## What to work on
Omitting the pictures, copy exactly each line from the one containing "Emit a web page" up to and including the one containing "const total = counts.reduce((a, b)".

## Records supplied
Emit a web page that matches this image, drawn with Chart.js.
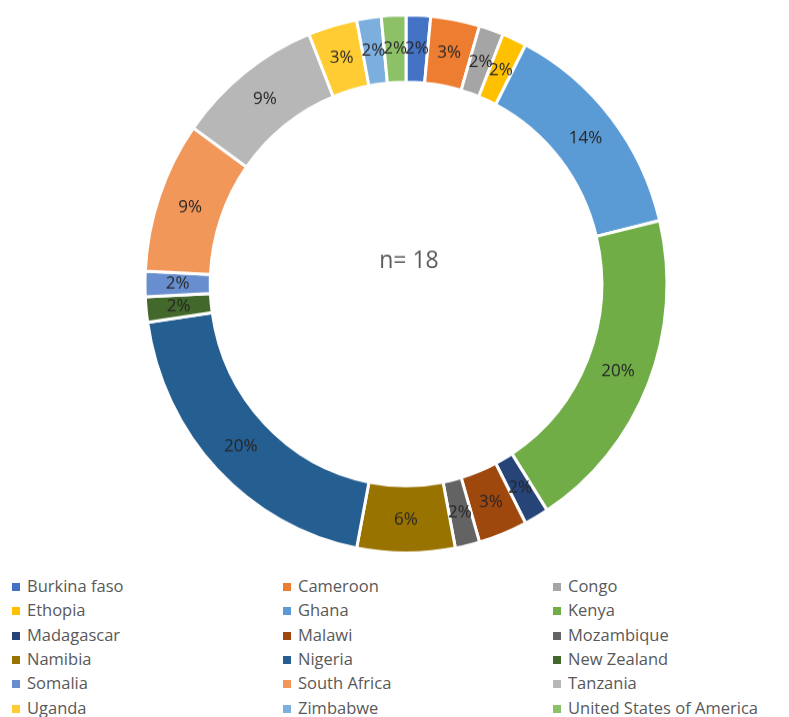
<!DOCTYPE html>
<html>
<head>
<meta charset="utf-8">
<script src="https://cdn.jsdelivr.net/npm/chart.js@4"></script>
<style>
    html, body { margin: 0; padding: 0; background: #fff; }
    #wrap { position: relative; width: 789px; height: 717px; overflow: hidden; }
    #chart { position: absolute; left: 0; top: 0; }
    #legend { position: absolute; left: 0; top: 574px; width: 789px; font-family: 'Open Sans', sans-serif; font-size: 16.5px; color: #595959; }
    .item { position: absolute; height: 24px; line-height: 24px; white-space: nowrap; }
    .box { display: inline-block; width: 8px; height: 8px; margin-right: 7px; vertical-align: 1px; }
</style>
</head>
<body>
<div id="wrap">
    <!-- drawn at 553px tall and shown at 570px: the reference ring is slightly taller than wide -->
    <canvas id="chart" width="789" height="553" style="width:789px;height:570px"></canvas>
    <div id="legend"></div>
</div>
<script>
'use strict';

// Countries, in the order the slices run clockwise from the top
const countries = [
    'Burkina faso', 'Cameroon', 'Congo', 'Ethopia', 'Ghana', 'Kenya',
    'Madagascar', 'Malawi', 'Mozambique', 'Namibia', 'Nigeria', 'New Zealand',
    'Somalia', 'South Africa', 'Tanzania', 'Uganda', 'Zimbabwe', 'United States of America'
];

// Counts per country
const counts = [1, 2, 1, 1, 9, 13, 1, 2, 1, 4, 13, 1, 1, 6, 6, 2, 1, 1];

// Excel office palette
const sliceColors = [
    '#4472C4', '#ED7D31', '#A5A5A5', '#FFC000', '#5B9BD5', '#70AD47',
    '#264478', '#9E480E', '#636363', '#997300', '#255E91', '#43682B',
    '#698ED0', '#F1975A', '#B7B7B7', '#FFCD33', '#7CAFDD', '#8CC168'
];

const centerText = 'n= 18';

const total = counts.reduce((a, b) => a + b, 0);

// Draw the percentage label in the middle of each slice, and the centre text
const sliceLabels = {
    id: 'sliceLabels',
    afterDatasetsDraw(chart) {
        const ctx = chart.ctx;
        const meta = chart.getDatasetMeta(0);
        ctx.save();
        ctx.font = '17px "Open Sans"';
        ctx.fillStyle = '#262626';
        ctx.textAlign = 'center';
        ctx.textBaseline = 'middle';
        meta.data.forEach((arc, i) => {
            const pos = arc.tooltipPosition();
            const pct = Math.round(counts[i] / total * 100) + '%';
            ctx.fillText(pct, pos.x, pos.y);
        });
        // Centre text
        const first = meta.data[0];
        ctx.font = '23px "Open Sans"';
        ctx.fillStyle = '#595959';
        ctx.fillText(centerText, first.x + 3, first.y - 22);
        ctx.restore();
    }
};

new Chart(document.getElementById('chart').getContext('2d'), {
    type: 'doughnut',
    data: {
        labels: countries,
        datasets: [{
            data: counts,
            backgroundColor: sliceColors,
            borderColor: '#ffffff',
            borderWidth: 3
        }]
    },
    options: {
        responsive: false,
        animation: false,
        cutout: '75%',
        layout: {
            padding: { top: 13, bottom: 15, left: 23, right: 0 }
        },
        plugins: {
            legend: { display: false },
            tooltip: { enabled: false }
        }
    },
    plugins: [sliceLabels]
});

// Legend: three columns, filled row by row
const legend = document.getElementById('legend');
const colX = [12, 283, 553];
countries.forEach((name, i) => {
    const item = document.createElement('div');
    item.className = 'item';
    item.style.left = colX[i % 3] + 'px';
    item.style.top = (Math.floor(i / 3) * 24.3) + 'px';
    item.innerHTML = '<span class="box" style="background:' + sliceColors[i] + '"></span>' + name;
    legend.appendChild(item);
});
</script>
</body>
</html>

* * *

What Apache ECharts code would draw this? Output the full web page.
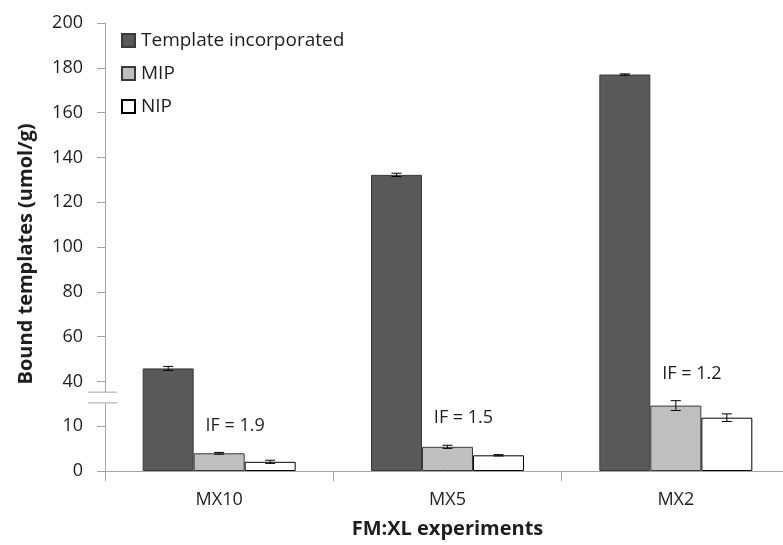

## Output of the exercise
Emit a web page that matches this image, drawn with Chart.js.
<!DOCTYPE html>
<html>
<head>
<meta charset="utf-8">
<script src="https://cdn.jsdelivr.net/npm/chart.js@4"></script>
<style>
    html, body { margin: 0; padding: 0; background: #fff; }
    #wrap { position: relative; width: 789px; height: 717px; overflow: hidden; }
    #chart { position: absolute; left: 0; top: 0; }
    #legend { position: absolute; left: 0; top: 574px; width: 789px; font-family: 'Open Sans', sans-serif; font-size: 16.5px; color: #595959; }
    .item { position: absolute; height: 24px; line-height: 24px; white-space: nowrap; }
    .box { display: inline-block; width: 8px; height: 8px; margin-right: 7px; vertical-align: 1px; }
</style>
</head>
<body>
<div id="wrap">
    <!-- drawn at 553px tall and shown at 570px: the reference ring is slightly taller than wide -->
    <canvas id="chart" width="789" height="553" style="width:789px;height:570px"></canvas>
    <div id="legend"></div>
</div>
<script>
'use strict';

// Countries, in the order the slices run clockwise from the top
const countries = [
    'Burkina faso', 'Cameroon', 'Congo', 'Ethopia', 'Ghana', 'Kenya',
    'Madagascar', 'Malawi', 'Mozambique', 'Namibia', 'Nigeria', 'New Zealand',
    'Somalia', 'South Africa', 'Tanzania', 'Uganda', 'Zimbabwe', 'United States of America'
];

// Counts per country
const counts = [1, 2, 1, 1, 9, 13, 1, 2, 1, 4, 13, 1, 1, 6, 6, 2, 1, 1];

// Excel office palette
const sliceColors = [
    '#4472C4', '#ED7D31', '#A5A5A5', '#FFC000', '#5B9BD5', '#70AD47',
    '#264478', '#9E480E', '#636363', '#997300', '#255E91', '#43682B',
    '#698ED0', '#F1975A', '#B7B7B7', '#FFCD33', '#7CAFDD', '#8CC168'
];

const centerText = 'n= 18';

const total = counts.reduce((a, b) => a + b, 0);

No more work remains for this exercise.